(Figure scripts)
========
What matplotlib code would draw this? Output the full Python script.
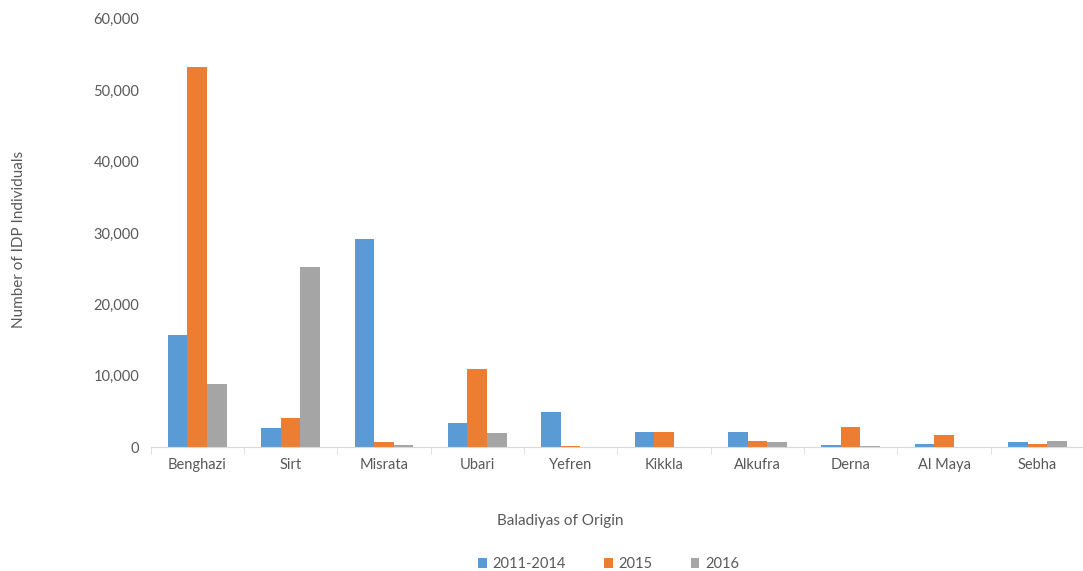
import matplotlib
matplotlib.use("Agg")
import matplotlib.pyplot as plt
import numpy as np
from matplotlib.ticker import FuncFormatter, FixedLocator

categories = ["Benghazi", "Sirt", "Misrata", "Ubari", "Yefren", "Kikkla",
              "Alkufra", "Derna", "Al Maya", "Sebha"]
series_names = ["2011-2014", "2015", "2016"]
v_2011_2014 = [15700, 2700, 29200, 3400, 4900, 2100, 2100, 300, 400, 700]
v_2015 = [53300, 4100, 700, 10900, 100, 2100, 800, 2800, 1700, 400]
v_2016 = [8800, 25200, 300, 2000, 0, 0, 700, 100, 0, 800]
colors = ["#5B9BD5", "#ED7D31", "#A5A5A5"]

plt.rcParams['font.family'] = ['Lato', 'DejaVu Sans']
text_color = "#595959"

fig = plt.figure(figsize=(10.83, 5.71), dpi=100)
ax = fig.add_axes([0.139, 0.217, 0.862, 0.75])

x = np.arange(len(categories))
w = 0.21
for i, (vals, name, c) in enumerate(zip([v_2011_2014, v_2015, v_2016], series_names, colors)):
    ax.bar(x + (i - 1) * w, vals, width=w, color=c, label=name)

ax.set_xlim(-0.5, len(categories) - 0.5)
ax.set_ylim(0, 60000)
ax.set_yticks(np.arange(0, 60001, 10000))
ax.yaxis.set_major_formatter(FuncFormatter(lambda v, p: f"{int(v):,}"))
ax.set_xticks(x)
ax.set_xticklabels(categories)
ax.xaxis.set_minor_locator(FixedLocator(np.arange(-0.5, len(categories), 1.0)))

for s in ["top", "right", "left"]:
    ax.spines[s].set_visible(False)
ax.spines["bottom"].set_color("#D9D9D9")
ax.tick_params(axis="y", length=0, colors=text_color, labelsize=10.5, pad=8)
ax.tick_params(axis="x", which="major", length=0, colors=text_color, labelsize=10.5, pad=8)
ax.tick_params(axis="x", which="minor", length=5, color="#D9D9D9")

fig.text(0.018, 0.58, "Number of IDP Individuals", rotation=90, ha="center", va="center",
         color=text_color, fontsize=11)
fig.text(0.517, 0.088, "Baladiyas of Origin", ha="center", va="center",
         color=text_color, fontsize=11)

handles, labels = ax.get_legend_handles_labels()
leg = fig.legend(handles, labels, loc="center", bbox_to_anchor=(0.562, 0.012), ncol=3,
                 frameon=False, fontsize=10.5, handlelength=0.6, handleheight=0.6,
                 columnspacing=2.6, handletextpad=0.4)
for t in leg.get_texts():
    t.set_color(text_color)

fig.savefig("out.png", dpi=100)
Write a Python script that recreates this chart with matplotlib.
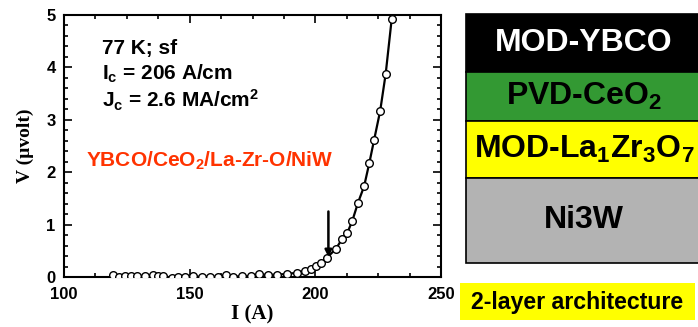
import matplotlib
matplotlib.use("Agg")
import matplotlib.pyplot as plt
from matplotlib.patches import Rectangle
from matplotlib.ticker import MultipleLocator

plt.rcParams['font.family'] = ['Liberation Sans', 'DejaVu Sans']
plt.rcParams['mathtext.fontset'] = 'custom'
plt.rcParams['mathtext.rm'] = 'Liberation Sans:bold'
plt.rcParams['mathtext.it'] = 'Liberation Sans:bold'
plt.rcParams['mathtext.bf'] = 'Liberation Sans:bold'

# I-V data
current = [119.6, 121.9, 124.3, 126.7, 129.2, 132.2, 135.5, 137.5, 139.5, 142.8,
           145.5, 148.1, 151.5, 154.8, 158.1, 161.4, 164.3, 167.4, 171.0, 174.3,
           177.6, 181.3, 184.9, 188.9, 192.6, 196.0, 198.1, 200.1, 202.2, 204.5,
           208.2, 210.6, 212.7, 214.7, 217.0, 219.4, 221.5, 223.4, 225.8, 228.0,
           230.4]
voltage = [0.045, 0.0, 0.02, 0.02, 0.02, 0.02, 0.03, 0.01, 0.01, -0.01,
           0.0, 0.0, 0.01, 0.0, 0.0, 0.0, 0.04, 0.0, 0.02, 0.01,
           0.05, 0.04, 0.045, 0.06, 0.08, 0.12, 0.16, 0.21, 0.27, 0.36,
           0.54, 0.72, 0.84, 1.07, 1.42, 1.73, 2.18, 2.62, 3.17, 3.88,
           4.93]

ic_arrow_x = 205.2
ic_arrow_y = (1.25, 0.38)

info_lines = ["77 K; sf", "I$_c$ = 206 A/cm", "J$_c$ = 2.6 MA/cm$^2$"]
sample_label = "YBCO/CeO$_2$/La-Zr-O/NiW"

# architecture stack, top to bottom
layer_names = ["MOD-YBCO", "PVD-CeO$_2$", "MOD-La$_1$Zr$_3$O$_7$", "Ni3W"]
layer_colors = ["#000000", "#339933", "#FFFF00", "#B3B3B3"]
layer_text_colors = ["white", "black", "black", "black"]
layer_edges = [14, 72, 121, 178, 263]

W, H = 698, 327
fig = plt.figure(figsize=(W / 100, H / 100), dpi=100)

ax = fig.add_axes([64 / W, 1 - 277 / H, 377 / W, 262 / H])
ax.plot(current, voltage, '-', color='black', lw=1.6, zorder=2)
ax.plot(current, voltage, 'o', mfc='white', mec='black', ms=5.5, mew=1.0, zorder=3)
ax.annotate('', xy=(ic_arrow_x, ic_arrow_y[1]), xytext=(ic_arrow_x, ic_arrow_y[0]),
            arrowprops=dict(arrowstyle='-|>', color='black', lw=1.8,
                            mutation_scale=10, shrinkA=0, shrinkB=0))

ax.set_xlim(100, 250)
ax.set_ylim(0, 5)
ax.xaxis.set_major_locator(MultipleLocator(50))
ax.xaxis.set_minor_locator(MultipleLocator(12.5))
ax.yaxis.set_major_locator(MultipleLocator(1))
ax.yaxis.set_minor_locator(MultipleLocator(0.2))
ax.tick_params(which='both', direction='in', top=True, right=True, width=1.2)
ax.tick_params(which='major', length=6, labelsize=12)
ax.tick_params(axis='x', which='major', pad=7)
ax.tick_params(axis='y', which='major', pad=6)
ax.tick_params(which='minor', length=3)
for lab in ax.get_xticklabels() + ax.get_yticklabels():
    lab.set_fontweight('bold')
for sp in ax.spines.values():
    sp.set_linewidth(1.5)

ax.set_xlabel("I (A)", family='Liberation Serif', fontweight='bold', fontsize=15, labelpad=2)
ax.set_ylabel("V (\u00b5volt)", family='Liberation Serif', fontweight='bold', fontsize=14, labelpad=9)

for i, line in enumerate(info_lines):
    ax.text(115.1, 4.37 - i * 0.5, line, fontsize=15, fontweight='bold',
            va='center', ha='left')
ax.text(108.8, 2.21, sample_label, fontsize=15, fontweight='bold', color='#FF3300',
        va='center', ha='left')

# right panel in pixel coordinates
pan = fig.add_axes([0, 0, 1, 1])
pan.set_xlim(0, W)
pan.set_ylim(H, 0)
pan.axis('off')
pan.patch.set_alpha(0)
for i, name in enumerate(layer_names):
    top, bot = layer_edges[i], layer_edges[i + 1]
    pan.add_patch(Rectangle((466, top), 260, bot - top, facecolor=layer_colors[i],
                            edgecolor='black', lw=1.2))
    pan.text(584, (top + bot) / 2, name, fontsize=23, fontweight='bold',
             color=layer_text_colors[i], ha='center', va='center')

pan.add_patch(Rectangle((460, 283), 235, 37, facecolor='#FFFF00', edgecolor='none'))
pan.text(577, 302, "2-layer architecture", fontsize=16.7, fontweight='bold',
         ha='center', va='center')

fig.savefig("out.png", dpi=100)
========
Exercise
Write the entries above out again exactly, but not the pictures.

Full solution
What matplotlib code would draw this? Output the full Python script.
import matplotlib
matplotlib.use("Agg")
import matplotlib.pyplot as plt
import numpy as np
from matplotlib.ticker import FuncFormatter, FixedLocator

categories = ["Benghazi", "Sirt", "Misrata", "Ubari", "Yefren", "Kikkla",
              "Alkufra", "Derna", "Al Maya", "Sebha"]
series_names = ["2011-2014", "2015", "2016"]
v_2011_2014 = [15700, 2700, 29200, 3400, 4900, 2100, 2100, 300, 400, 700]
v_2015 = [53300, 4100, 700, 10900, 100, 2100, 800, 2800, 1700, 400]
v_2016 = [8800, 25200, 300, 2000, 0, 0, 700, 100, 0, 800]
colors = ["#5B9BD5", "#ED7D31", "#A5A5A5"]

plt.rcParams['font.family'] = ['Lato', 'DejaVu Sans']
text_color = "#595959"

fig = plt.figure(figsize=(10.83, 5.71), dpi=100)
ax = fig.add_axes([0.139, 0.217, 0.862, 0.75])

x = np.arange(len(categories))
w = 0.21
for i, (vals, name, c) in enumerate(zip([v_2011_2014, v_2015, v_2016], series_names, colors)):
    ax.bar(x + (i - 1) * w, vals, width=w, color=c, label=name)

ax.set_xlim(-0.5, len(categories) - 0.5)
ax.set_ylim(0, 60000)
ax.set_yticks(np.arange(0, 60001, 10000))
ax.yaxis.set_major_formatter(FuncFormatter(lambda v, p: f"{int(v):,}"))
ax.set_xticks(x)
ax.set_xticklabels(categories)
ax.xaxis.set_minor_locator(FixedLocator(np.arange(-0.5, len(categories), 1.0)))

for s in ["top", "right", "left"]:
    ax.spines[s].set_visible(False)
ax.spines["bottom"].set_color("#D9D9D9")
ax.tick_params(axis="y", length=0, colors=text_color, labelsize=10.5, pad=8)
ax.tick_params(axis="x", which="major", length=0, colors=text_color, labelsize=10.5, pad=8)
ax.tick_params(axis="x", which="minor", length=5, color="#D9D9D9")

fig.text(0.018, 0.58, "Number of IDP Individuals", rotation=90, ha="center", va="center",
         color=text_color, fontsize=11)
fig.text(0.517, 0.088, "Baladiyas of Origin", ha="center", va="center",
         color=text_color, fontsize=11)

handles, labels = ax.get_legend_handles_labels()
leg = fig.legend(handles, labels, loc="center", bbox_to_anchor=(0.562, 0.012), ncol=3,
                 frameon=False, fontsize=10.5, handlelength=0.6, handleheight=0.6,
                 columnspacing=2.6, handletextpad=0.4)
for t in leg.get_texts():
    t.set_color(text_color)

fig.savefig("out.png", dpi=100)
Write a Python script that recreates this chart with matplotlib.
import matplotlib
matplotlib.use("Agg")
import matplotlib.pyplot as plt
from matplotlib.patches import Rectangle
from matplotlib.ticker import MultipleLocator

plt.rcParams['font.family'] = ['Liberation Sans', 'DejaVu Sans']
plt.rcParams['mathtext.fontset'] = 'custom'
plt.rcParams['mathtext.rm'] = 'Liberation Sans:bold'
plt.rcParams['mathtext.it'] = 'Liberation Sans:bold'
plt.rcParams['mathtext.bf'] = 'Liberation Sans:bold'

# I-V data
current = [119.6, 121.9, 124.3, 126.7, 129.2, 132.2, 135.5, 137.5, 139.5, 142.8,
           145.5, 148.1, 151.5, 154.8, 158.1, 161.4, 164.3, 167.4, 171.0, 174.3,
           177.6, 181.3, 184.9, 188.9, 192.6, 196.0, 198.1, 200.1, 202.2, 204.5,
           208.2, 210.6, 212.7, 214.7, 217.0, 219.4, 221.5, 223.4, 225.8, 228.0,
           230.4]
voltage = [0.045, 0.0, 0.02, 0.02, 0.02, 0.02, 0.03, 0.01, 0.01, -0.01,
           0.0, 0.0, 0.01, 0.0, 0.0, 0.0, 0.04, 0.0, 0.02, 0.01,
           0.05, 0.04, 0.045, 0.06, 0.08, 0.12, 0.16, 0.21, 0.27, 0.36,
           0.54, 0.72, 0.84, 1.07, 1.42, 1.73, 2.18, 2.62, 3.17, 3.88,
           4.93]

ic_arrow_x = 205.2
ic_arrow_y = (1.25, 0.38)

info_lines = ["77 K; sf", "I$_c$ = 206 A/cm", "J$_c$ = 2.6 MA/cm$^2$"]
sample_label = "YBCO/CeO$_2$/La-Zr-O/NiW"

# architecture stack, top to bottom
layer_names = ["MOD-YBCO", "PVD-CeO$_2$", "MOD-La$_1$Zr$_3$O$_7$", "Ni3W"]
layer_colors = ["#000000", "#339933", "#FFFF00", "#B3B3B3"]
layer_text_colors = ["white", "black", "black", "black"]
layer_edges = [14, 72, 121, 178, 263]

W, H = 698, 327
fig = plt.figure(figsize=(W / 100, H / 100), dpi=100)

ax = fig.add_axes([64 / W, 1 - 277 / H, 377 / W, 262 / H])
ax.plot(current, voltage, '-', color='black', lw=1.6, zorder=2)
ax.plot(current, voltage, 'o', mfc='white', mec='black', ms=5.5, mew=1.0, zorder=3)
ax.annotate('', xy=(ic_arrow_x, ic_arrow_y[1]), xytext=(ic_arrow_x, ic_arrow_y[0]),
            arrowprops=dict(arrowstyle='-|>', color='black', lw=1.8,
                            mutation_scale=10, shrinkA=0, shrinkB=0))

ax.set_xlim(100, 250)
ax.set_ylim(0, 5)
ax.xaxis.set_major_locator(MultipleLocator(50))
ax.xaxis.set_minor_locator(MultipleLocator(12.5))
ax.yaxis.set_major_locator(MultipleLocator(1))
ax.yaxis.set_minor_locator(MultipleLocator(0.2))
ax.tick_params(which='both', direction='in', top=True, right=True, width=1.2)
ax.tick_params(which='major', length=6, labelsize=12)
ax.tick_params(axis='x', which='major', pad=7)
ax.tick_params(axis='y', which='major', pad=6)
ax.tick_params(which='minor', length=3)
for lab in ax.get_xticklabels() + ax.get_yticklabels():
    lab.set_fontweight('bold')
for sp in ax.spines.values():
    sp.set_linewidth(1.5)

ax.set_xlabel("I (A)", family='Liberation Serif', fontweight='bold', fontsize=15, labelpad=2)
ax.set_ylabel("V (\u00b5volt)", family='Liberation Serif', fontweight='bold', fontsize=14, labelpad=9)

for i, line in enumerate(info_lines):
    ax.text(115.1, 4.37 - i * 0.5, line, fontsize=15, fontweight='bold',
            va='center', ha='left')
ax.text(108.8, 2.21, sample_label, fontsize=15, fontweight='bold', color='#FF3300',
        va='center', ha='left')

# right panel in pixel coordinates
pan = fig.add_axes([0, 0, 1, 1])
pan.set_xlim(0, W)
pan.set_ylim(H, 0)
pan.axis('off')
pan.patch.set_alpha(0)
for i, name in enumerate(layer_names):
    top, bot = layer_edges[i], layer_edges[i + 1]
    pan.add_patch(Rectangle((466, top), 260, bot - top, facecolor=layer_colors[i],
                            edgecolor='black', lw=1.2))
    pan.text(584, (top + bot) / 2, name, fontsize=23, fontweight='bold',
             color=layer_text_colors[i], ha='center', va='center')

pan.add_patch(Rectangle((460, 283), 235, 37, facecolor='#FFFF00', edgecolor='none'))
pan.text(577, 302, "2-layer architecture", fontsize=16.7, fontweight='bold',
         ha='center', va='center')

fig.savefig("out.png", dpi=100)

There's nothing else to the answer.